4. We therefore find that the force of authorities is entirely in support of the preliminary objection. These cases have; also laid down that at the proper time it will be open for the aggrieved party to attack the order which has fixed the estimated value of the properties or which has directed the properties to be sold in certain lots. It is however conceivable, that in some cases where the properties have been ordered to be sold in certain lots an order of this nature might effectually determine the equities of the parties.
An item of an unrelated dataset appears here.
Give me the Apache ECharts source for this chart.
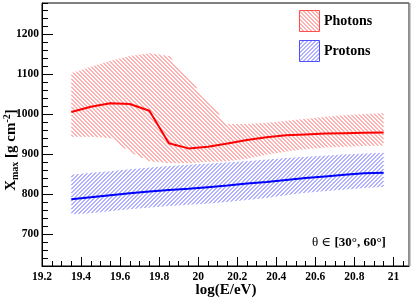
<!DOCTYPE html>
<html><head><meta charset="utf-8">
<script src="https://cdn.jsdelivr.net/npm/echarts@6/dist/echarts.min.js"></script>
<style>html,body{margin:0;padding:0;background:#fff}#c{width:417px;height:299px}</style>
</head><body><div id="c"></div>
<script>
const energies = [19.35,19.45,19.55,19.65,19.75,19.85,19.95,20.05,20.15,20.25,20.35,20.45,20.55,20.65,20.75,20.85,20.95];
const photonMean  = [1005,1018,1027,1025,1008,927,914,918,926,935,942,947,949,951,952,953,954];
const photonUpper = [1102,1118,1133,1145,1152,1145,1090,1030,975,975,978,983,988,993,997,1000,1002];
const photonLower = [943,943,940,905,882,877,877,880,882,888,898,906,912,916,918,920,921];
const protonMean  = [787,792,797,802,806,810,813,817,821,826,830,835,840,844,848,852,853];
const protonUpper = [848,853,857,862,866,870,873,876,879,882,886,890,893,896,899,901,903];
const protonLower = [749,752,757,762,766,770,773,776,780,785,790,797,803,807,811,815,818];
const xTickLabels = [19.2,19.4,19.6,19.8,20,20.2,20.4,20.6,20.8,21];
const yTickLabels = [700,800,900,1000,1100,1200];

const RED_HATCH = '#ff6464';
const BLUE_HATCH = '#6464ff';
const HATCH_STEP = 4;

// s = 1: "\" lines (x - y = c); s = -1: "/" lines (x + y = c)
function hatchSegments(poly, s, step) {
  const f = p => p[0] - s * p[1];
  let lo = Infinity, hi = -Infinity;
  poly.forEach(p => { const v = f(p); lo = Math.min(lo, v); hi = Math.max(hi, v); });
  const segs = [];
  for (let c = Math.ceil(lo / step) * step + 0.5; c <= hi; c += step) {
    const xs = [];
    for (let i = 0; i < poly.length; i++) {
      const P = poly[i], Q = poly[(i + 1) % poly.length];
      const a = f(P) - c, b = f(Q) - c;
      if ((a < 0 && b >= 0) || (a >= 0 && b < 0)) {
        const t = a / (a - b);
        xs.push([P[0] + t * (Q[0] - P[0]), P[1] + t * (Q[1] - P[1])]);
      }
    }
    xs.sort((u, v) => u[0] - v[0]);
    for (let k = 0; k + 1 < xs.length; k += 2) segs.push([xs[k], xs[k + 1]]);
  }
  return segs;
}
function segElems(segs, color) {
  return segs.map(sg => ({type: 'line', shape: {x1: sg[0][0], y1: sg[0][1], x2: sg[1][0], y2: sg[1][1]},
    style: {stroke: color, lineWidth: 1}}));
}

function band(lo, hi, s, color) {
  return function (params, api) {
    const pts = [];
    for (let i = 0; i < energies.length; i++) pts.push(api.coord([energies[i], hi[i]]));
    for (let i = energies.length - 1; i >= 0; i--) pts.push(api.coord([energies[i], lo[i]]));
    return {type: 'group', children: segElems(hatchSegments(pts, s, HATCH_STEP), color)};
  };
}
function legendBox(x, y, w, h, s, color, border) {
  const poly = [[x, y], [x + w, y], [x + w, y + h], [x, y + h]];
  return {type: 'group', children: segElems(hatchSegments(poly, s, HATCH_STEP), color).concat([
    {type: 'rect', shape: {x: x, y: y, width: w, height: h}, style: {fill: null, stroke: border, lineWidth: 1}}])};
}
const pairs = (ys) => energies.map((x, i) => [x, ys[i]]);
const serif = '"Liberation Serif","DejaVu Serif",serif';

const chart = echarts.init(document.getElementById('c'), null, {renderer: 'canvas'});
chart.setOption({
  animation: false,
  grid: {left: 42, right: 8, top: 3, bottom: 33, show: true, borderColor: '#000', borderWidth: 1, backgroundColor: 'transparent'},
  xAxis: [
    {type: 'value', min: 19.2, max: 21.08, position: 'bottom',
     axisLine: {show: true, lineStyle: {color: '#000', width: 1}},
     axisTick: {show: true, inside: true, length: 9, customValues: xTickLabels, lineStyle: {color: '#000'}},
     axisLabel: {show: true, customValues: xTickLabels, margin: 5, color: '#000', fontFamily: serif, fontWeight: 'bold', fontSize: 11.5,
       formatter: v => String(+(+v).toFixed(1))},
     splitLine: {show: false}},
    {type: 'value', min: 19.2, max: 21.08, interval: 0.05, position: 'bottom',
     axisLine: {show: false}, axisTick: {show: true, inside: true, length: 5, lineStyle: {color: '#000'}},
     axisLabel: {show: false}, splitLine: {show: false}}
  ],
  yAxis: [
    {type: 'value', min: 620, max: 1277.5, position: 'left',
     axisLine: {show: true, lineStyle: {color: '#000', width: 1}},
     axisTick: {show: true, inside: true, length: 11, customValues: yTickLabels, lineStyle: {color: '#000'}},
     axisLabel: {show: true, customValues: yTickLabels, margin: 3, color: '#000', fontFamily: serif, fontWeight: 'bold', fontSize: 11.5,
       formatter: v => String(Math.round(v))},
     splitLine: {show: false}},
    {type: 'value', min: 620, max: 1277.5, interval: 20, position: 'left',
     axisLine: {show: false}, axisTick: {show: true, inside: true, length: 6, lineStyle: {color: '#000'}},
     axisLabel: {show: false}, splitLine: {show: false}}
  ],
  series: [
    {type: 'custom', name: 'Photons band', renderItem: band(photonLower, photonUpper, 1, RED_HATCH), data: [[energies[0], photonLower[0]]], z: 1, silent: true},
    {type: 'custom', name: 'Protons band', renderItem: band(protonLower, protonUpper, -1, BLUE_HATCH), data: [[energies[0], protonLower[0]]], z: 1, silent: true},
    {type: 'line', name: 'Photons', data: pairs(photonMean), symbol: 'none', lineStyle: {color: '#ff0000', width: 2}, z: 3},
    {type: 'line', name: 'Protons', data: pairs(protonMean), symbol: 'none', lineStyle: {color: '#0000ff', width: 2}, z: 3}
  ],
  graphic: [
    {type: 'line', shape: {x1: 409.5, y1: 3, x2: 409.5, y2: 266}, style: {stroke: '#999', lineWidth: 2}, z: 10},
    legendBox(299.5, 10.5, 20, 21, 1, RED_HATCH, '#ff5050'),
    {type: 'text', x: 324, y: 21, style: {text: 'Photons', font: 'bold 14px ' + serif, fill: '#000', textVerticalAlign: 'middle'}},
    legendBox(299.5, 40.5, 20, 21, -1, BLUE_HATCH, '#5050ff'),
    {type: 'text', x: 324, y: 51.5, style: {text: 'Protons', font: 'bold 14px ' + serif, fill: '#000', textVerticalAlign: 'middle'}},
    {type: 'text', x: 349, y: 243, style: {text: '{n|θ ∈ }{b|[30°, 60°]}', textAlign: 'center', textVerticalAlign: 'middle',
      rich: {n: {font: '13px ' + serif, fill: '#000'}, b: {font: 'bold 13px ' + serif, fill: '#000'}}}},
    {type: 'text', x: 226, y: 290, style: {text: 'log(E/eV)', font: 'bold 15px ' + serif, fill: '#000', textAlign: 'center', textVerticalAlign: 'middle'}},
    {type: 'text', x: 11, y: 150, rotation: Math.PI / 2,
     style: {text: '{b|X}{sub|max}{b| [g cm}{sup|-2}{b|]}', textAlign: 'center', textVerticalAlign: 'middle',
       rich: {
         b: {font: 'bold 15px ' + serif, fill: '#000', lineHeight: 18, verticalAlign: 'middle'},
         sub: {font: 'bold 10px ' + serif, fill: '#000', lineHeight: 18, verticalAlign: 'bottom', padding: [6, 0, 0, 0]},
         sup: {font: 'bold 10px ' + serif, fill: '#000', lineHeight: 18, verticalAlign: 'top', padding: [0, 0, 6, 0]}
       }}}
  ]
});
</script></body></html>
For instance where there are several defendants and the Court has ordered the properties to be sold in a particular manner, in that case it is possible to hold that amongst co-defendants there has been an adjudication which effects substantial rights of the various defendants inter se, but this is not the case here where all the properties belong to the same individual. We are informed by Mr. Gurtu who appears on behalf of the respondent that the properties were as a matter of fact actually sold in different lots, and to that extent the judgment-debtor was in no way prejudiced. We 'therefore allow the preliminary objection and hold that no appeal lies. We are also satisfied that there is no force in this appeal on the merits. On the date fixed for hearing we are satisfied upon the affidavit of Mr. Bose that he was engaged on behalf of the judgment-debtor to support the objections that have been filed by him and that he was unavoidably absent, being engaged in a different Court, hut there was absolutely no justification for the judgment-debtor and his witnesses to be absent at the time when the case was called on for hearing.
5. The result is that we dismiss this appeal with costs.